Para ler é preciso saber. Quem o disse no Público de domingo passado (25/IX) foi o Frei Bento Domingues que eu leio com gosto, desde que ele ali escreve. A frase não deve ser original, mas é altamente válida. Também não foi assim escrita, mas de outra maneira, a saber: «Para ler é preciso saber ler.» Se a memória não me falha o teólogo referia-se a um escritor célebre cuja memória me foge sempre que, deixando de escrever, envereda pela publicidade rasca e de mau gosto. É que além de não saber fazer publicidade — evidenciando a excelência do produto, antes desmerecendo do que outros fizeram melhor — também não sabe ler, o que é um forte óbice à possibilidade de bem escrever e de fazer publicidade...
Não é, porém, de leituras, publicidade e escritores que aqui se quer falar. Não seria mau tema para recomeçar a chamear, mas o tempo urge outras reflexões.
É dia de Todos os Santos. E de que haveria de falar se aqui no dia de todos os Santos? De santidade, como é óbvio.
O apelo irrenunciável à santidade está-nos inscrito no ADN espiritual de cada um de nós. De todos nós, sem apelo nem agravo. Outra coisa é que o saibamos, consintamos, promovamos e aceitemos. O mais frequente é que exclamemos como quem esconjura: «— Santo, eu?». «E porque não, apetece responder com estranheza.» E é assim que as fronteiras da santidade são cuidadosamente posicionadas para além do terreiro em que a vida se desenrola: «Isso não é para mim; mas para padres e freiras!».
Outros, que parecem ter aprendido algo na escola da vida, respondem doutra forma: «Como poderei ser santo se sou tão pecador?» E desistem.
E outros ainda, desistentes e conformados, dizem: «Não vale a pena: caímos sempre no mesmo...»
Por fim, os últimos, fascinados por el dorados inatingíveis, confessam: «Santo? Quem quer ser aborrecido? Quem quer deitar fora tantas coisas sem as provar?»
Às objecções a Igreja responde serenamente que o apelo é feito a todos, porque ninguém nasce santo. É um caminho que se faz. Não é um caminho fácil, e o mais importante não é se se cai (ainda que repetidamente) ou se nunca se cai, mas se se cai que se erga.

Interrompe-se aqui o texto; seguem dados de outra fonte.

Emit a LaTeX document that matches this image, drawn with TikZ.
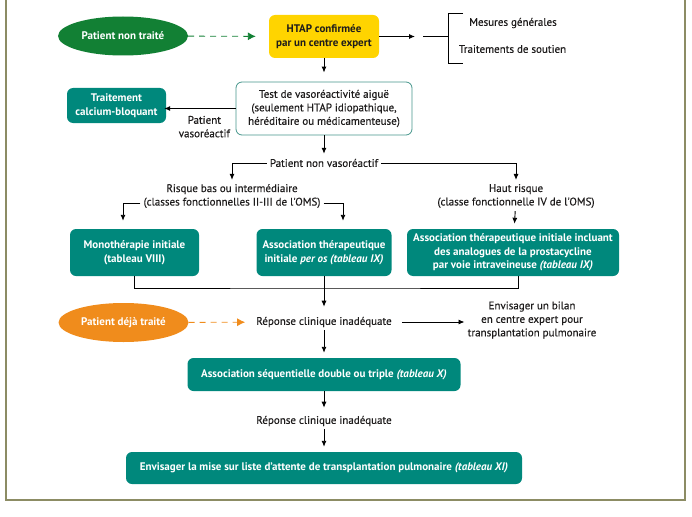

Santo não é o aquele que nunca cai, mas o que, caindo, logo se ergue com mais ou menos esforço, com mais ou menos marcas, pede perdão ao Senhor, e regressa ao campo de batalha. Quem nunca deita pés ao caminho nunca saberá se chegaria ao fim.
A santidade pede pés e pernas afoitos e coração forte.
Os santos são como os sempre-em-pé: tombam ou são tombados e logo se erguem; tombam ou são tombados mil vezes e mil vezes se põem em pé!
Os santos são os sempre-em-pé!
Sim, podemos ser santos. Podemos repetidamente e contra todos os prognósticos erguer-nos do chão e ficar de pé. E andar. Por que contamos com o perdão de Deus, a compreensão de Deus, o sorriso de Deus, como um pai que levanta uma e outra vez o seu filho infante, caínte. A graça e a força de Deus estão por nós, vêm em socorro das nossas poucas forças e do nosso pouco querer. Mas é preciso querer e querer colaborar com o Senhor. Essa força vem-nos da nossa adesão a Deus e da comunhão com Ele sinalizadas na vida sacramental, na participação da Eucaristia e na oração confiante. Podemos ser santos, isto é, podemos corresponder ao desígnio para o qual fomos criados, porque tudo pode quem confia nAquele que nos dá força; é São Paulo quem o diz.
De facto, não consta que Deus olhe para as fragilidades e indignidades de cada um de nós para nos impedir de sermos seus filhos. Tropeçamos e caímos, e ainda assim somos dignos de ser santos.
Se Deus nos chama a ser santos é porque é possível. E se é possível quem duvidará de Deus? E, já agora, nesse caso, é bom que sejamos fracos, porque forte é só Ele! E é possível, porque Ele o torna possível pela acção do Espírito Santo. É caso para dizer que convém ser-se pequeno para se ser grande, porque os pequeninos é que serão exaltados!
Se quisermos trabalhar só com as nossas forças não venceremos. Mas o que é impossível para nós é fácil para Deus. Por isso, se contamos com a força de Deus, porque a desprezamos? Se temos por nós tanta energia, porque a desperdiçamos?
Enfim, para se ser santo basta querer!
Ah, é verdade: por sinal, quem quer ser santo perde muitas coisas, lá isso perde. Mas é como o outro assunto do escritor: não chegar ler, é preciso saber ler. Que é como diz: não basta ser homem, é preciso querer ser santo. Lá isso é, que esse é o nosso cume. E ninguém chega lá sem pôr os pés ao caminho!